Il regolamento di condominio

Il giudice dà loro ragione. Come noto, afferma infatti il tribunale, “a lume dell’art. 1138 c.c., qualora in un edificio il numero dei condomini sia superiore a dieci, è necessaria la predisposizione di un regolamento, il quale oltre a contenere le norme circa l’uso delle cose comuni, la ripartizione delle spese e per la tutela del decoro dell’edificio, disciplina pure l’attività amministrativa della cosa comune”.

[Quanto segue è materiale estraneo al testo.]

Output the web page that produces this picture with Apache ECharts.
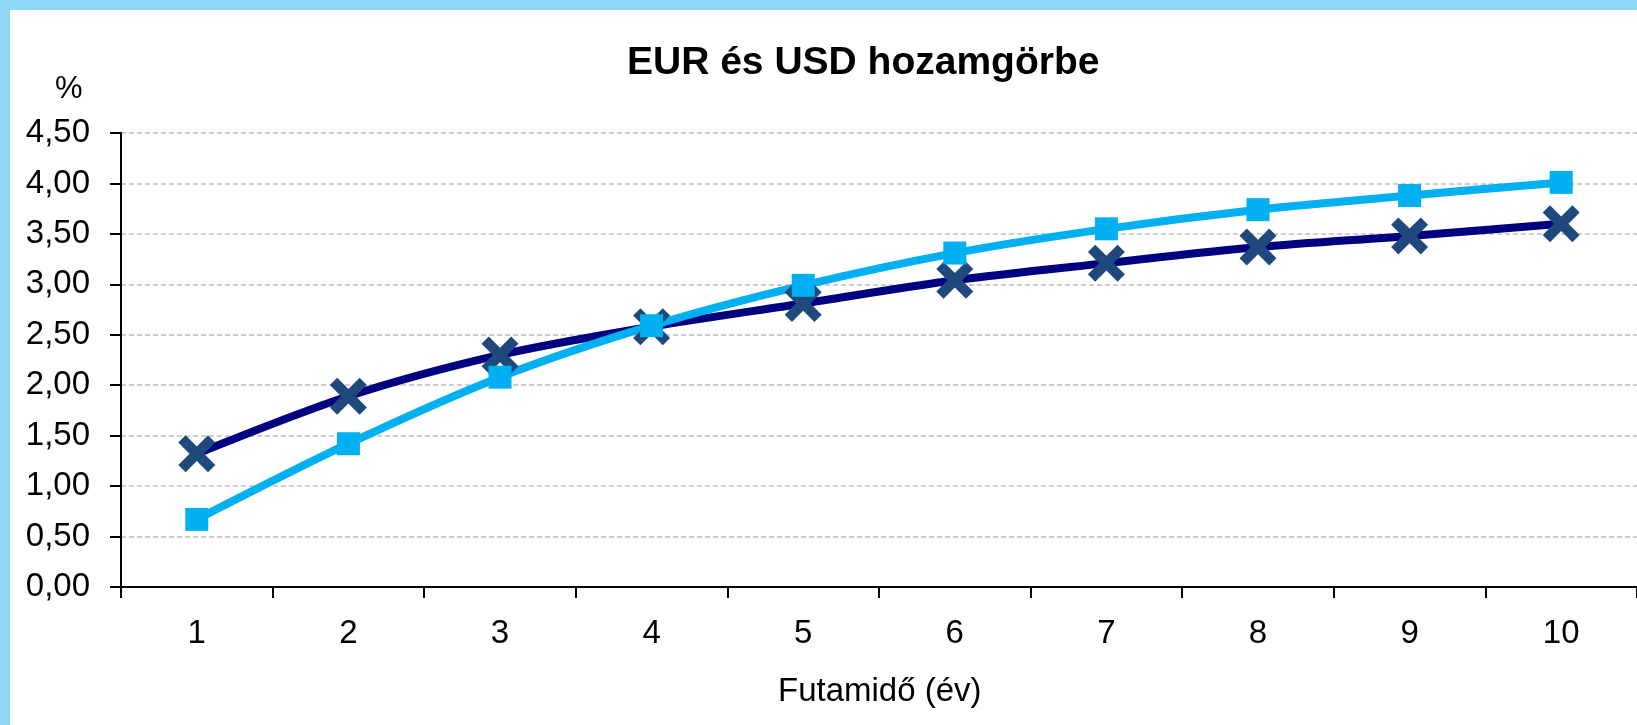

Le norme del regolamento, prosegue il giudice, “non possono in alcun modo menomare i diritti di ciascun condomino”, e in nessun caso derogare alle disposizioni che costituiscono “norme inderogabili” per espresso dettato normativo; ben potendo, tuttavia, derogare alle altre norme di legge, “rientrando tale facoltà nell’alveo della libertà negoziale riconosciuta ai singoli”.

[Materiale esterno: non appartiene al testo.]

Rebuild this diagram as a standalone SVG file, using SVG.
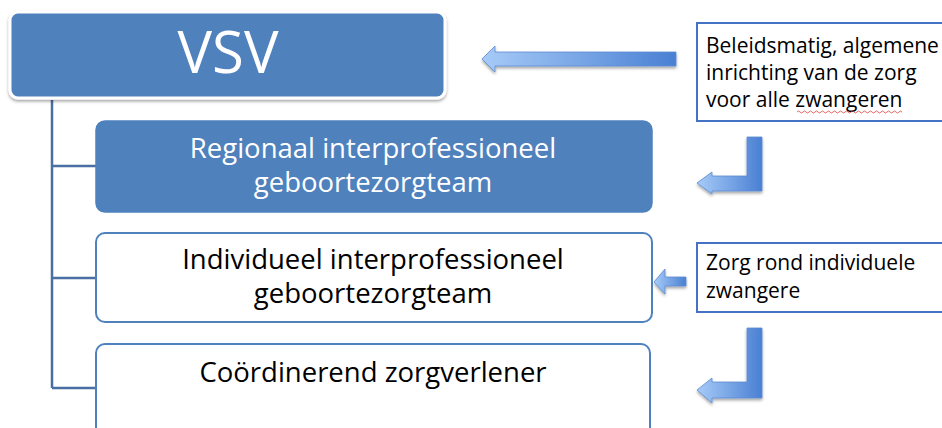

Tra le norme inderogabili, afferma quindi il giudicante, “sicuramente non rientra l’art. 66 disp. att. c.c, nella parte in cui prevede un termine entro cui la convocazione assembleare deve essere comunicata ai singoli condomini, a maggior ragione ove – come avvenuto nella specie – il regolamento stabilisca un termine più ampio – di giorni dieci e, dunque, in melius – rispetto a quello – di giorni cinque – previsto dall’art. 66 cit.”.

Ritardo nell’avviso di convocazione

Peraltro, osserva il tribunale, “è principio ormai consolidato quello secondo cui ogni condomino, avendo il diritto di intervenire all’assemblea, deve perciò essere messo in condizione di poterlo fare, con la conseguente necessità che l’avviso di convocazione, quale atto unilaterale recettizio, sia non solo inviato ma anche ricevuto nel termine stabilito dalla legge o, come nella specie, dal regolamento condominiale, avendo riguardo alla riunione dell’assemblea in prima convocazione”.

Da quanto precede derivata, pertanto, “che il mancato rispetto di tale termine di ricezione dell’avviso da parte dell’avente diritto costituisce motivo di annullamento della delibera assembleare, ai sensi dell’art. 1137 c.c.”.

Conclusione che, peraltro, trova conforto, nel testo ora vigente dell’art. 66 comma c.c., il quale dispone che “in caso di omessa, tardiva o incompleta convocazione degli aventi diritto, la deliberazione assembleare è annullabile ai sensi dell’articolo 1137 del codice su istanza dei dissenzienti o assenti perché non ritualmente convocati”.

La decisione

Per cui, facendo applicazione delle enunciate coordinate ermeneutiche al caso di specie, la comunicazione della convocazione dell’assemblea è da ritenersi tardiva, e, per l’effetto, annullabile. Da qui, l’accoglimento della spiegata domanda.